(Exercise):
Starting at the first line of the listing below, repeat each line up to and including the one containing "var vMin = 3.55, vMax = 9.55;". Leave out pictures.

--- start ---

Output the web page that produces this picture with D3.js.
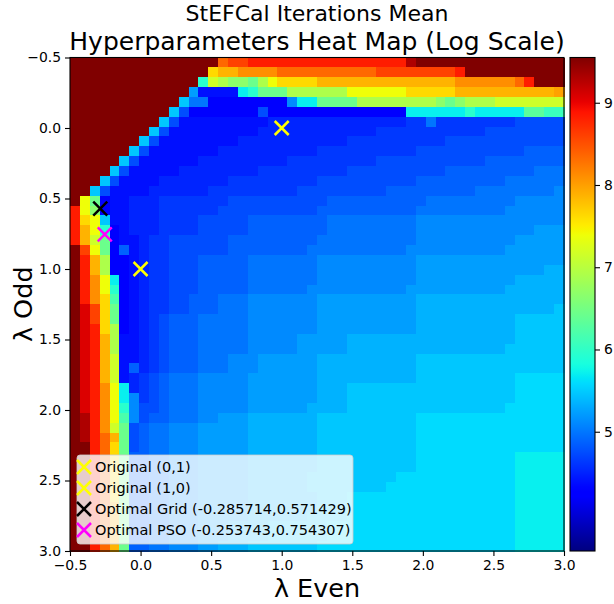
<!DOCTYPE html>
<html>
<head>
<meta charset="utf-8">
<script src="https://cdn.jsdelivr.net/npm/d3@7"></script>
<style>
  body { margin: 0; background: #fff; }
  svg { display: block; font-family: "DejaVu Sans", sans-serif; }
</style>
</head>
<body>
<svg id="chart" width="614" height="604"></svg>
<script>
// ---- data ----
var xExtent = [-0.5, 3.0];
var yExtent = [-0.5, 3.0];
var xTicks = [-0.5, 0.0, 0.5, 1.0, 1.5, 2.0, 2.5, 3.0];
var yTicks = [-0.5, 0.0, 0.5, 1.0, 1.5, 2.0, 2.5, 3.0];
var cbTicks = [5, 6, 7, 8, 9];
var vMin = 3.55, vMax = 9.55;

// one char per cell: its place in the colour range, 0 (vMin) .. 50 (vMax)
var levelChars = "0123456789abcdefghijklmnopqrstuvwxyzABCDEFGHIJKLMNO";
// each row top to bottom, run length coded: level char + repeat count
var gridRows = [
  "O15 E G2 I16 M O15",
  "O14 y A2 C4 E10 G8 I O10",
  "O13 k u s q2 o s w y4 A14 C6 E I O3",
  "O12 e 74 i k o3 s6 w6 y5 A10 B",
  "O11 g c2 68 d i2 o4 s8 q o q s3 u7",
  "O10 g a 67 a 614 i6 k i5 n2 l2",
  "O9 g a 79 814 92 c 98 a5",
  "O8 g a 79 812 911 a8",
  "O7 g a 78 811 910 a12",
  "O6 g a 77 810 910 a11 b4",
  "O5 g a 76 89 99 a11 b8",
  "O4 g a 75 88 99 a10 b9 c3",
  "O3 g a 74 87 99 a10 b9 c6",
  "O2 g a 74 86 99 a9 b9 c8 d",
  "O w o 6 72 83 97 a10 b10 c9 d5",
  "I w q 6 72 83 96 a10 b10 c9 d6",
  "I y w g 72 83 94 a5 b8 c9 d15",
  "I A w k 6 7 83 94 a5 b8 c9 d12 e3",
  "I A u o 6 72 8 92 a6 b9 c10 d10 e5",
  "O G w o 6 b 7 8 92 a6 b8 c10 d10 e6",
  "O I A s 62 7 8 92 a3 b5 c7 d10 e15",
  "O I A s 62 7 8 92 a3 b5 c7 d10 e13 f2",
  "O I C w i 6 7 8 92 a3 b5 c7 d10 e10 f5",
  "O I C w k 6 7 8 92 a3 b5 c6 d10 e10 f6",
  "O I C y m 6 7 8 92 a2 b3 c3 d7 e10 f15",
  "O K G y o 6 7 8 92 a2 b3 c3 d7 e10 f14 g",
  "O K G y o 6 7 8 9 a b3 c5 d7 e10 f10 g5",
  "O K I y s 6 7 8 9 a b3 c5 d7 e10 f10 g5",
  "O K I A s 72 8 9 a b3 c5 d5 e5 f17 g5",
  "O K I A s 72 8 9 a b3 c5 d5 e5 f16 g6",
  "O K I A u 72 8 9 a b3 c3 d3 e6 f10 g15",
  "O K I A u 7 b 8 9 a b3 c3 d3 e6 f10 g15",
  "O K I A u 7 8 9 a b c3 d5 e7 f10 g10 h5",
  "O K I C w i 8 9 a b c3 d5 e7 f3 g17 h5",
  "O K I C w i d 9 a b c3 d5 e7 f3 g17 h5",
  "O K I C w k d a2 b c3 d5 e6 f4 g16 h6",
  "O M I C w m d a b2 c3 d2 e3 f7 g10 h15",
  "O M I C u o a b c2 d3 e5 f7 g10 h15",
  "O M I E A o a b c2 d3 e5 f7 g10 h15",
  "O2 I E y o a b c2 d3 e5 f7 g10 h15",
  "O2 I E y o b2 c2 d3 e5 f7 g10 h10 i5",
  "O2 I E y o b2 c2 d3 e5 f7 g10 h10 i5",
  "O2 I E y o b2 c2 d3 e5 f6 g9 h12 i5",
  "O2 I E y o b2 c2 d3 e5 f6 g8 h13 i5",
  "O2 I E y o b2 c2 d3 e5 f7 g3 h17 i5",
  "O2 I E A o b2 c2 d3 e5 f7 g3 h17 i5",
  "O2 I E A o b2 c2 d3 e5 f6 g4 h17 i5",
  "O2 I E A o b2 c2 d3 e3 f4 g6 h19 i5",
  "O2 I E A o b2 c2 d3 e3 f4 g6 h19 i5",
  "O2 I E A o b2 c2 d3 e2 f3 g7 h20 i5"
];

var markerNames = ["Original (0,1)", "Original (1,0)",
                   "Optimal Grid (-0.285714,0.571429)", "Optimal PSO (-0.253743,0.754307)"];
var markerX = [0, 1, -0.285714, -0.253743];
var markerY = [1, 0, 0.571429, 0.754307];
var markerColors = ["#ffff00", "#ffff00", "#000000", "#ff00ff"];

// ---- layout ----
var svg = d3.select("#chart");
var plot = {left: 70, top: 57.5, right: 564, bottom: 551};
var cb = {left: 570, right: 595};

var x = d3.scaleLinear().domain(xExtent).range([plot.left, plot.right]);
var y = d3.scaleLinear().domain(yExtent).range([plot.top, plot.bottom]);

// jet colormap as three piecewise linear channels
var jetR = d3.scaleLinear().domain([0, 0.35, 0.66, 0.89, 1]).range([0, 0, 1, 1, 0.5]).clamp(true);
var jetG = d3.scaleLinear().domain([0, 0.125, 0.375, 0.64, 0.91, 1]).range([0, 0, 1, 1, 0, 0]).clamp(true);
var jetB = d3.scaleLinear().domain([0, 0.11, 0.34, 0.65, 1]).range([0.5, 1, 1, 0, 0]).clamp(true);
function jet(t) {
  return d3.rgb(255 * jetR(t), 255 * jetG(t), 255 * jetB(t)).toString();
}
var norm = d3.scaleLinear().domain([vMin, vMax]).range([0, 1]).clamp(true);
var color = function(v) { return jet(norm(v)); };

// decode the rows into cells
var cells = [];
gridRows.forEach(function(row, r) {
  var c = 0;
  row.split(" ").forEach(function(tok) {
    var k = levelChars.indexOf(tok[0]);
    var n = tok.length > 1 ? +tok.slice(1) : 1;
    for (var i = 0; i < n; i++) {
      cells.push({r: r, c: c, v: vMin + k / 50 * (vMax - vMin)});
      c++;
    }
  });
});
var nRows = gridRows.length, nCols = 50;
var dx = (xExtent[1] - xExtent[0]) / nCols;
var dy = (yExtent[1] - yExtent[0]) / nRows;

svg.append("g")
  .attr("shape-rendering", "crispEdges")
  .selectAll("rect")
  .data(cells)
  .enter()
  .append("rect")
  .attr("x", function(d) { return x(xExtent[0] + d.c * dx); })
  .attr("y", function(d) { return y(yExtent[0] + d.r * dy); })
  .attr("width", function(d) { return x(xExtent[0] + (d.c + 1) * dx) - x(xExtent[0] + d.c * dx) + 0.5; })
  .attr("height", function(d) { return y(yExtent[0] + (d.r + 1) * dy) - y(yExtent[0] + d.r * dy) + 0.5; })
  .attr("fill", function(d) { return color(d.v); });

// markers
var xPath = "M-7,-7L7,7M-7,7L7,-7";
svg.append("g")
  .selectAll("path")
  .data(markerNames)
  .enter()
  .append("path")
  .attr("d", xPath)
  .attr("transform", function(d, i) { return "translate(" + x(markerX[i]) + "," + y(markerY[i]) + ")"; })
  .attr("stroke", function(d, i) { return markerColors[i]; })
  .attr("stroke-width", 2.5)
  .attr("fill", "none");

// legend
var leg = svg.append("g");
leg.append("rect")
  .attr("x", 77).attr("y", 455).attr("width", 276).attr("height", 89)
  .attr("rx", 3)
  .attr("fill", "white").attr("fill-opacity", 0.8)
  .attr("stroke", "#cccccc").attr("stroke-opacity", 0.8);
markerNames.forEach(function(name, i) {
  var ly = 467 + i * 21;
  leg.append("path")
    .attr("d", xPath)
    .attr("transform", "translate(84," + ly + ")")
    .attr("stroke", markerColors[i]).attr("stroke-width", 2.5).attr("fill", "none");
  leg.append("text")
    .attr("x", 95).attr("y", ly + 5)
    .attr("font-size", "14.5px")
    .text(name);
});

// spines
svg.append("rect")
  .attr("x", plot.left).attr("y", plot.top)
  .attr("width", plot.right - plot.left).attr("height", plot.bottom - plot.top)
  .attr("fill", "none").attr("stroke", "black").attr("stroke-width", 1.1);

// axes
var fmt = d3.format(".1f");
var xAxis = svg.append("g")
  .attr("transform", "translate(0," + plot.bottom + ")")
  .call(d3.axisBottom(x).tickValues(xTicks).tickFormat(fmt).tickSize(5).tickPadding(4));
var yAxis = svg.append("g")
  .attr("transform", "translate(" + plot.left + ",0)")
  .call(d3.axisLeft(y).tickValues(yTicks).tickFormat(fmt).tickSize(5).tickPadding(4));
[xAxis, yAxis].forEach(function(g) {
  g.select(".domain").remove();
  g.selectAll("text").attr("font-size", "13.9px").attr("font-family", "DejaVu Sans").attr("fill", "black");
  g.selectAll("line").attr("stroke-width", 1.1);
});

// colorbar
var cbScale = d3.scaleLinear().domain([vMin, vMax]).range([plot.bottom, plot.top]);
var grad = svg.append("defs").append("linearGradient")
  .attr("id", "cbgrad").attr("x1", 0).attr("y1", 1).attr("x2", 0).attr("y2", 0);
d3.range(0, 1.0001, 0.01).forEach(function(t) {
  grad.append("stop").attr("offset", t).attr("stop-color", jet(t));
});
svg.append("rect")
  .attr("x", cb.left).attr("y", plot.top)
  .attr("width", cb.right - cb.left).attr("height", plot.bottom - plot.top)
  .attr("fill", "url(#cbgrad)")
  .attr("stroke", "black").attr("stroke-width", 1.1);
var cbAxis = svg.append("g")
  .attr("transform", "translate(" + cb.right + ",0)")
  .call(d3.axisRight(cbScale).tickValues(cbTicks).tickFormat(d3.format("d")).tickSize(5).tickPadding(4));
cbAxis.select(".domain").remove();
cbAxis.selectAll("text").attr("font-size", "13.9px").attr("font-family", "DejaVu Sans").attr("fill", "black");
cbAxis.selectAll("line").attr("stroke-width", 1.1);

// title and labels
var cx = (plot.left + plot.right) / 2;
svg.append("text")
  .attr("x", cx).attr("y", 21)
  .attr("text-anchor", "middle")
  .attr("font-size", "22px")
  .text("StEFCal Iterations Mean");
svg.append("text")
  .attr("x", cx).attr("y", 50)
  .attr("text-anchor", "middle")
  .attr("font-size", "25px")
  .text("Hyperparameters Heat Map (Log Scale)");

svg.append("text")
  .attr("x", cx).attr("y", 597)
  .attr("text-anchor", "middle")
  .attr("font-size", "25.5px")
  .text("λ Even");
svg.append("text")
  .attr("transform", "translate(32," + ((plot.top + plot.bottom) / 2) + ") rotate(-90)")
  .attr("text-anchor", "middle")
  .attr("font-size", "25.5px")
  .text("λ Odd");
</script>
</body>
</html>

--- end ---

(Correct answer):
Output the web page that produces this picture with D3.js.
<!DOCTYPE html>
<html>
<head>
<meta charset="utf-8">
<script src="https://cdn.jsdelivr.net/npm/d3@7"></script>
<style>
  body { margin: 0; background: #fff; }
  svg { display: block; font-family: "DejaVu Sans", sans-serif; }
</style>
</head>
<body>
<svg id="chart" width="614" height="604"></svg>
<script>
// ---- data ----
var xExtent = [-0.5, 3.0];
var yExtent = [-0.5, 3.0];
var xTicks = [-0.5, 0.0, 0.5, 1.0, 1.5, 2.0, 2.5, 3.0];
var yTicks = [-0.5, 0.0, 0.5, 1.0, 1.5, 2.0, 2.5, 3.0];
var cbTicks = [5, 6, 7, 8, 9];
var vMin = 3.55, vMax = 9.55;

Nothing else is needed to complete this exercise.